W tym momencie znajdujemy się już przy końcu nadrabiania niedzielnych zaległości, ponieważ jutro jest niedziela i jestem pewna, że nie wydarzy się nic szczególnego. Chociaż nie mam pewności, czy coś szczególnego się właśnie nie wydarza w tej chwili i aż od wczoraj. Mamy gości/gościówy. Szeleczka nawiedziła ten dom, niczym jego dobry duch trzeci raz i zabrała ze sobą towarzyszkę Izabelę…A nie, Izabela to w popmundo, realnie to piękna Aleksandra, o wiedźmińskim usposobieniu. Nie nie, jeszcze daleko jej do wiedźmy, bo na miotle nie lata, odkurzacza się nie tyka, ale lubi zmywać gary.😂 i ma dwa, bardzo ważne atuty. Relaksujący dotyk i każdy kto lubi pić alkohol, z nią ten sport polubi jeszcze bardziej, ponieważ, Aleksandra nie dość, że dobrze polewa, to w ogóle nie pije.🤣 i tak sobie, we czwóreczkę do przyszłego piątku będziemy egzystować, gotować, był plan odwiedzić kino, teatr, ale nie ma chyba interesującego nas repertuaru nigdzie, o. Może przy okazji jakichś przygód nabędziem. Dzisiaj zmarnowałam kilka godzin tylko po to, żeby obrać ziemniaki, pokroić, przesypawszy do miseczki, przyprawiwszy i natłuściwszy olejem, upiec na blasze w piekarniku na papierze tylko po to, żeby w trakcie pieczenia się okazało, że to właściwie na nic, bo może było za dużo oleju i papier nim nasiąknął do tego stopnia, że porobiły się dziury, a ziemniaki piekły się półtorej godziny na 200 stopniach i wcale nie były chrupiące!
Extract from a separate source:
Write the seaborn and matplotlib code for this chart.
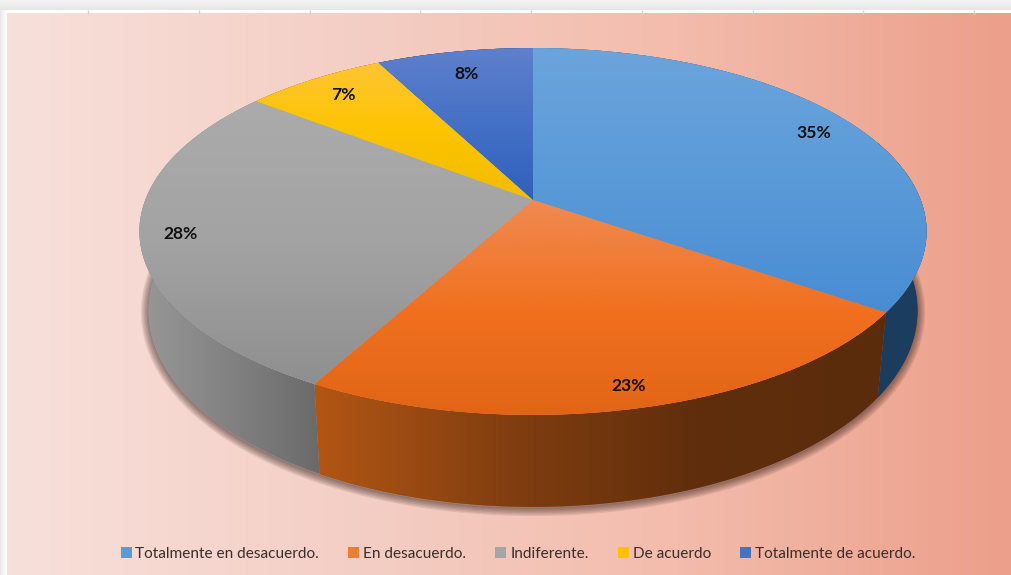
import numpy as np
import matplotlib
matplotlib.use("Agg")
import matplotlib.pyplot as plt
import seaborn as sns
from matplotlib.patches import Patch, Polygon
from matplotlib.transforms import Transform

# Survey responses, in percent
categories = ["Totalmente en desacuerdo.", "En desacuerdo.", "Indiferente.",
              "De acuerdo", "Totalmente de acuerdo."]
shares = [34.7, 23.3, 27.6, 6.9, 7.6]

# Office-style series colours used for the legend swatches
series_colors = ["#5B9BD5", "#ED7D31", "#A5A5A5", "#FFC000", "#4472C4"]

# Vertical shading of the upper face of each slice (top to bottom)
face_shades = [
    ["#6CA4DC", "#5A9AD8", "#488CD2"],
    ["#F08A52", "#F0701F", "#E06415"],
    ["#ABABAB", "#A3A3A3", "#8F8F8F"],
    ["#FFC535", "#FCC400", "#F2BC00"],
    ["#5F80CC", "#4470C6", "#3060BC"],
]
# Horizontal shading of the outer wall of each slice (left to right)
wall_shades = [
    ["#1B3C5C", "#1C3F60"],
    ["#B25614", "#823E10", "#602E0C", "#5A2C0C"],
    ["#989898", "#828282", "#6A6A6A"],
    ["#7F6000", "#7F6000"],
    ["#223962", "#223962"],
]
# Radial placement of each percentage label inside its slice
label_radius = [0.875, 0.912, 0.90, 0.85, 0.83]

WIDTH, HEIGHT = 1011, 575
PANEL_LEFT, PANEL_TOP = 7, 13


class DiskPerspective(Transform):
    """Projects the unit circle of the pie onto a tilted disc."""
    input_dims = 2
    output_dims = 2
    is_separable = False
    has_inverse = False

    def __init__(self, cx, cy, sx, sy, k):
        super().__init__()
        self.cx, self.cy, self.sx, self.sy, self.k = cx, cy, sx, sy, k

    def transform_non_affine(self, values):
        values = np.asarray(values, dtype=float)
        u, v = values[:, 0], values[:, 1]
        w = 1 + self.k * v
        return np.column_stack((self.cx + self.sx * u / w,
                                self.cy - self.sy * v / w))


def gradient(stops, vertical):
    rgb = np.array(sns.blend_palette(stops, n_colors=256))
    return rgb[:, None, :] if vertical else rgb[None, :, :]


def lower_rim(points):
    """Outline of the disc's underside, seen lower and slightly narrower."""
    x = 533 + (points[:, 0] - 533) * 0.977
    y = 200 + (points[:, 1] - 200) * 1.07 + 77
    return np.column_stack((x, y))


sns.set_theme(style="white")
plt.rcParams["font.family"] = ["Lato", "DejaVu Sans"]

fig = plt.figure(figsize=(WIDTH / 100, HEIGHT / 100), dpi=100, facecolor="white")
ax = fig.add_axes([0, 0, 1, 1])

disc = DiskPerspective(533, 200, 387.7, 178, 0.1716)

wedges, _, pct_labels = ax.pie(
    shares, startangle=90, counterclock=False, colors=series_colors,
    autopct="%.0f%%", pctdistance=1.0, labeldistance=None,
    textprops=dict(fontsize=12.6, fontweight="bold", color="#111111"),
)
ax.set_aspect("auto")

# Window furniture around the chart area
ax.imshow(gradient(["#F4F4F4", "#E6E6E6"], True), extent=(0, WIDTH, 10, 0),
          aspect="auto", zorder=0)
ax.imshow(gradient(["#E8E8E8", "#F6F6F6", "#FDFDFD"], False),
          extent=(0, PANEL_LEFT, HEIGHT, 10), aspect="auto", zorder=0)
ax.vlines(88 + 110.75 * np.arange(9), 10, 14, color="#D2D2D2", lw=1, zorder=0.5)

# Chart area background
ax.imshow(gradient(["#F8E0DA", "#F4CFC6", "#F3BCAC", "#EC9F8A"], False),
          extent=(PANEL_LEFT, WIDTH, HEIGHT, PANEL_TOP), aspect="auto", zorder=0.2)

# Soft shadow cast under the disc
angles = np.linspace(0, 2 * np.pi, 361)
rim = disc.transform(np.column_stack((np.sin(angles), np.cos(angles))))
under = lower_rim(rim) + np.array([0, 1.5])
for lw in (11, 9, 7, 5, 3, 1):
    ax.add_patch(Polygon(under, closed=True, facecolor="none",
                         edgecolor="#2E1A16", lw=lw, alpha=0.1, zorder=2))

for i, wedge in enumerate(wedges):
    # Outer wall between the upper and the lower rim of the slice
    theta = np.radians(np.linspace(wedge.theta1, wedge.theta2, 160))
    arc = disc.transform(np.column_stack((np.cos(theta), np.sin(theta))))
    outline = np.vstack((arc, lower_rim(arc)[::-1]))
    wall = Polygon(outline, closed=True, facecolor=wall_shades[i][0],
                   edgecolor="none", zorder=3)
    ax.add_patch(wall)
    shown = outline[outline[:, 1] > 231] if i < 3 else outline
    wall_img = ax.imshow(gradient(wall_shades[i], False),
                         extent=(shown[:, 0].min(), shown[:, 0].max(),
                                 outline[:, 1].max(), outline[:, 1].min()),
                         aspect="auto", interpolation="bilinear", zorder=3.5)
    wall_img.set_clip_path(wall)

    # Upper face, the pie wedge itself seen through the projection
    wedge.set_transform(disc + ax.transData)
    wedge.set_facecolor(face_shades[i][1])
    wedge.set_edgecolor("none")
    wedge.set_zorder(5)
    verts = disc.transform(wedge.get_path().vertices)
    face_img = ax.imshow(gradient(face_shades[i], True),
                         extent=(verts[:, 0].min(), verts[:, 0].max(),
                                 verts[:, 1].max(), verts[:, 1].min()),
                         aspect="auto", interpolation="bilinear", zorder=5.5)
    face_img.set_clip_path(wedge)

for label, radius in zip(pct_labels, label_radius):
    x, y = label.get_position()
    label.set_position((x * radius, y * radius))
    label.set_transform(disc + ax.transData)
    label.set_zorder(10)

swatches = [Patch(facecolor=c, edgecolor="none") for c in series_colors]
legend = ax.legend(
    swatches, categories, ncol=5, loc="center", frameon=False,
    bbox_to_anchor=(518, 554), bbox_transform=ax.transData,
    prop=dict(family="Lato", size=11.05), labelcolor="#3A2E2C",
    handlelength=0.72, handleheight=0.72, handletextpad=0.25, columnspacing=1.9,
)
legend.set_zorder(10)

ax.set_xlim(0, WIDTH)
ax.set_ylim(HEIGHT, 0)
ax.set_axis_off()

fig.savefig("out.png", dpi=100)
Co poprawić? Jak to zmienić? Może jednak we frytownicy następnym razem, piekarnik chyba nas nie kocha xd. O, właśnie i jeszcze kolejna sprawa, jakie macie sposoby na rozróżnianie mrożonek? Bardziej chyba mi chodzi o kwestie oznaczania/podpisywania/coś w tym stylu, bo ja wariuję już z tym, że nigdy nie wiem co wyciągnę z zamrażarki.

O, a na zakończenie wpisu powiem wam, że do naszych domowych sprzętów dołączył nowy sprzęt. Mikser z kauflanda. Był w promocji, znaczy w gazetce jest w tym tygodniu. Mikser henryk, z uwagi na henryko podobną nazwę, jakąś taką niemiecką, co zamieścili na pudełku, ale na samym mikserze napisali: switch on hm-f0101. Henryk z misą na odpady, takim oto Henrykiem będziemy robić ciasto w tym tygodniu, a ciasta przyszłościowo, o. Na ten czas, żegnam się, do kolejnych zaległości.